When I hook my iPhone up to the USB port on the head unit, I want it to do 2 things:
1. Charge my iPhone
2. Play the stereo audio output of my iPhone, which is higher quality than the headphone jack.
I want to make all the selections from the face of the iPhone, not from the head unit’s bastardized interface.
Pandora
OMG, this head unit can play Pandora! This is another thing that’s BS. Manufacturers of home stereo receivers and TVs are making this mistake too. I used Pandora like crazy, until I started using Last.fm. Then I started using Rhapsody. And then Spotify blew them all away. Have you heard all the live music on Archive.org? Point: head units will never be able to keep up with the start of the art in this realm. A car stereo is something that will last the life of a car (hopefully) or at least the car’s current owner. I don’t want the stereo to feature a flavor of the month service. That’s fine for my Blu-Ray player or Roku or Apple TV. Those things only cost like $100. But for large investments like TVs, home receivers and car stereos, these flavors of the month should be put on the chopping block. Either have them all using something like an app store so I can choose what I want and they can easily be updated, or nothing at all.
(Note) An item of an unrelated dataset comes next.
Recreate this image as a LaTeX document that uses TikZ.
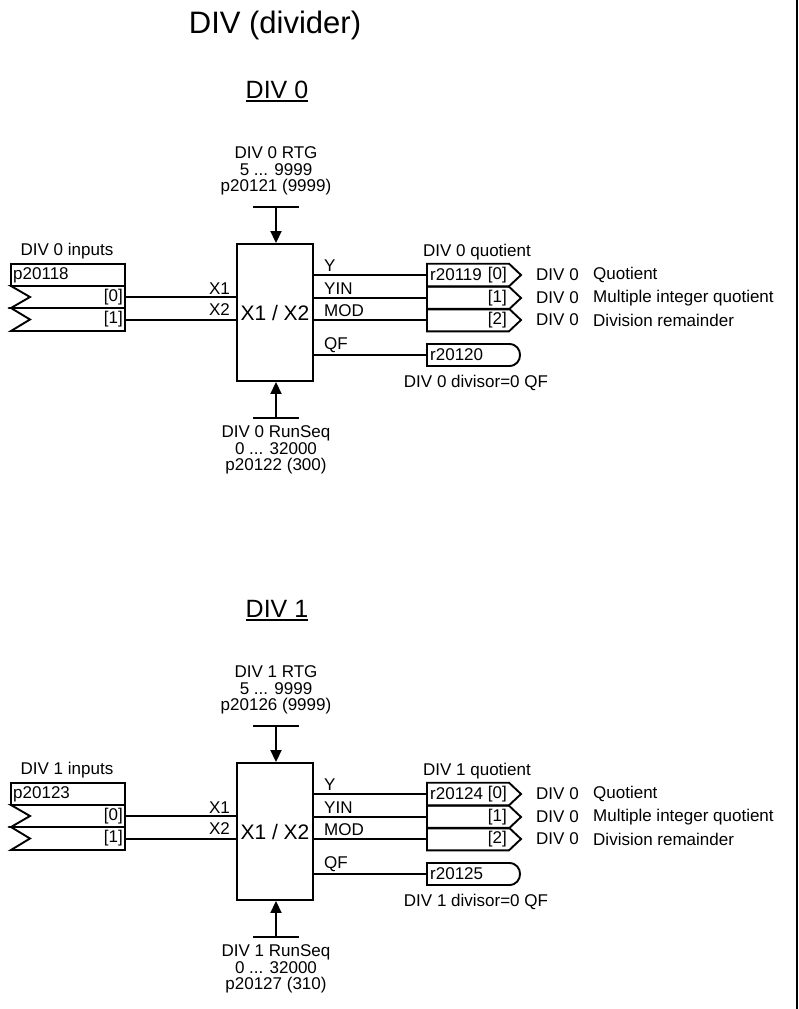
\documentclass[tikz,border=0pt]{standalone}
\usepackage{fontspec}
\setmainfont{Liberation Sans}
\usetikzlibrary{arrows.meta}

\tikzset{
  lbl/.style={inner sep=0pt, font=\fontsize{17}{16.8}\selectfont},
  wire/.style={line width=1.9pt},
  feed/.style={line width=1.9pt, -{Triangle[length=12pt,width=11pt]}},
}

\begin{document}
\begin{tikzpicture}[x=1pt,y=-1pt]
\useasboundingbox (0,0) rectangle (798,1009);
\node[font=\fontsize{31}{34}\selectfont] (title) at (275,25) {DIV (divider)};
\draw[line width=1.5pt] (797,0) -- (797,1009);
\foreach \n/\dy/\pin/\prtg/\pseq/\vseq/\pq/\pqf in {0/0/p20118/p20121/p20122/300/r20119/r20120, 1/519/p20123/p20126/p20127/310/r20124/r20125}{
\begin{scope}[yshift=-\dy pt]
% heading
\node[inner sep=0pt, font=\fontsize{25}{28}\selectfont] (sec\n) at (277,90) {DIV \n};
\draw[line width=1.4pt] ([yshift=-2.5pt]sec\n.base west) -- ([yshift=-2.5pt]sec\n.base east);
% divider block
\node[draw, wire, minimum width=76pt, minimum height=137pt, font=\fontsize{21}{24}\selectfont] (box\n) at (275,312.5) {X1 / X2};
\node[lbl, align=center] (rtg\n) at (276,171) {DIV \n\ RTG\\5 ... 9999\\\prtg\ (9999)};
\coordinate (top\n) at (276,207);
\draw[wire] (253,207) -- (299,207);
\draw[feed] (top\n) -- (top\n |- box\n.north);
\coordinate (bot\n) at (276,418);
\draw[wire] (253,418) -- (299,418);
\draw[feed] (bot\n) -- (bot\n |- box\n.south);
\node[lbl, align=center] (seq\n) at (276,450) {DIV \n\ RunSeq\\0 ... 32000\\\pseq\ (\vseq)};
% inputs
\node[lbl] (inl\n) at (67,251) {DIV \n\ inputs};
\draw[wire] (11,264) rectangle (125,286);
\node[lbl, anchor=west] (inp\n) at (13,275) {\pin};
\draw[wire] (11,286) -- (125,286) -- (125,308) -- (11,308) -- (30,297) -- cycle;
\draw[wire] (11,308) -- (125,308) -- (125,331) -- (11,331) -- (30,319.5) -- cycle;
\node[lbl, anchor=east] (ia\n) at (123,297) {[0]};
\node[lbl, anchor=east] (ib\n) at (123,319.5) {[1]};
\coordinate (xa\n) at (125,297);
\coordinate (xb\n) at (125,320);
\draw[wire] (xa\n) -- (xa\n -| box\n.west);
\draw[wire] (xb\n) -- (xb\n -| box\n.west);
\node[lbl, anchor=east] (la\n) at (230,289) {X1};
\node[lbl, anchor=east] (lb\n) at (230,310) {X2};
% outputs
\node[lbl] (outl\n) at (477,252) {DIV \n\ quotient};
\foreach \k/\lab/\yy/\txt in {0/Y/275/Quotient, 1/YIN/298/Multiple integer quotient, 2/MOD/320/Division remainder}{
  \draw[wire] (427,\yy-11.3) -- (509,\yy-11.3) -- (521,\yy) -- (509,\yy+11.3) -- (427,\yy+11.3) -- cycle;
  \coordinate (q\k\n) at (427,\yy);
  \draw[line width=1.9pt] (q\k\n -| box\n.east) -- (q\k\n);
  \node[lbl, anchor=west] (ol\k\n) at (324,\yy-9.5) {\lab};
  \node[lbl, anchor=east] (oi\k\n) at (507,\yy) {[\k]};
  \node[lbl, anchor=west] (od\k\n) at (536,\yy) {DIV 0};
  \node[lbl, anchor=west] (ot\k\n) at (593,\yy) {\txt};
}
\node[lbl, anchor=west] (outp\n) at (430,275) {\pq};
% divisor=0 flag
\coordinate (qf\n) at (427,355);
\draw[wire] (qf\n -| box\n.east) -- (qf\n);
\draw[wire] (427,344) -- (509,344) .. controls (523.7,344) and (523.7,366) .. (509,366) -- (427,366) -- cycle;
\node[lbl, anchor=west] (qfl\n) at (324,345) {QF};
\node[lbl, anchor=west] (qfp\n) at (430,355) {\pqf};
\node[lbl] (qft\n) at (476,383) {DIV \n\ divisor=0 QF};
\end{scope}
}
\end{tikzpicture}
\end{document}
**#)@&$($___WELCOME TO CLARION___)@&!()$)$*@)!
Why the hell does my Clarion head unit welcome me to Clarion whenever I start my car? Guiding me through a world of spinning blue asterisks and pseudo EQ curves done with bad QWERTY symbols. It does this dance of punctuation the entire time it’s on. There’s no way to shut this off and I didn’t even know my head unit did this until it was installed in my car. I remember making fun of friends with crappy bass-heavy compact home stereos that did this, and now there’s one of these in my car. Can’t it just say AUX or show the time?
Bluetooth
OK, now we’re getting somewhere. For the most part, I’ve seen some pretty good implementations of Bluetooth. Most impressive was the factory stereo in a 2009 Ford F-250. Once I added my iPhone via Bluetooth, I could play music from it and make phone calls though the built-in speakers and microphone. But this wasn’t seemless. If I was playing music on my iPhone (through the Bluetooth, which sounded great) and I got a phone call, it wouldn’t automatically go through the stereo. I’m not sure if this was an issue with the stereo or the phone. Also, when the conversation was over and the music started back up again, it would play through the speaker on the phone. I would have to re-establish the Bluetooth connection to the stereo to get music again. Not great, but at least the Ford stereo didn’t try to control my phone like the other head units. It just played the iPhone’s stereo out, which is what I wanted. I would like to see a seamless music to phone call to music flow for Bluetooth to work for me. Interestingly, this stereo had a USB port as part of Microsoft SYNC, but that connection didn’t work with the iPhone. I guess Microsoft really hates Apple. 🙂 Using Bluetooth was the only way to get the iPhone to work with this stereo.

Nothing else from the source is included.